Personal information
- Nationality: Polish
- Born: 15 July 1988 (age 38) Tarnów, Poland
- Height: 1.82 m (6 ft 0 in)
- Weight: 70 kg (154 lb)

Fencing career
- Sport: Fencing
- Country: Poland
- Weapon: Épée
- Hand: Left-handed
- National coach: Bartłomiej Język
- Club: AZS AWF Kraków
- Head coach: Radosław Zawrotniak
- FIE ranking: current ranking

Medal record
Women's épée
Representing Poland
Olympic Games
| Bronze medal – third place | 2024 Paris | Team |
World Championships
| Gold medal – first place | 2023 Milan | Team |
| Bronze medal – third place | 2017 Leipzig | Team |
| Bronze medal – third place | 2022 Cairo | Team |
European Championships
| Gold medal – first place | 2019 Düsseldorf | Team |
| Silver medal – second place | 2018 Novi Sad | Team |
| Bronze medal – third place | 2013 Zagreb | Individual |
| Bronze medal – third place | 2016 Toruń | Individual |

= Renata Knapik-Miazga =

Polish fencer (born 1988)

Renata Knapik-Miazga ( Knapik; born 15 July 1988) is a Polish épée fencer. She participated in the 2020 and the 2024 Summer Olympics, winning the bronze medal in the épée team competition at the latter.

==Career==
Knapik-Miazga took up fencing at a club in Kraków after playing with sticks as a child. When she was 14, she was forbidden by her doctors to continue fencing because of problems with her right hand. She switched her weapon hand and went on. She won both an individual and team bronze medal at the 2007 Junior European Championships, then a silver medal at the 2011 U23 European Championships.
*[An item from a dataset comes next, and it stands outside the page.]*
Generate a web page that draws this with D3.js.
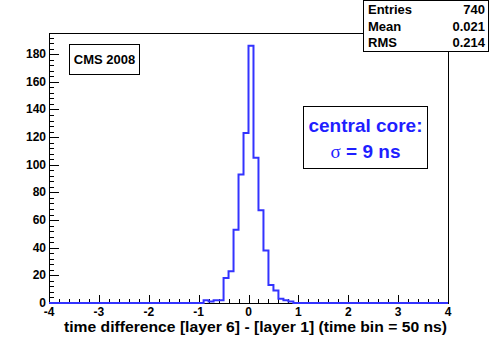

In the senior category she climbed her first World Cup podium in 2010 with a third place in Florina. She was national champion of Poland in 2012 and 2013. At the 2013 European Championships in Zagreb she reached the quarter-finals by defeating Ukraine's Anfisa Pochkalova, then lost to Romania's Ana Maria Brânză and came away with a bronze medal.

Knapik-Miazga studies civil engineering from the Tadeusz Kościuszko University of Technology.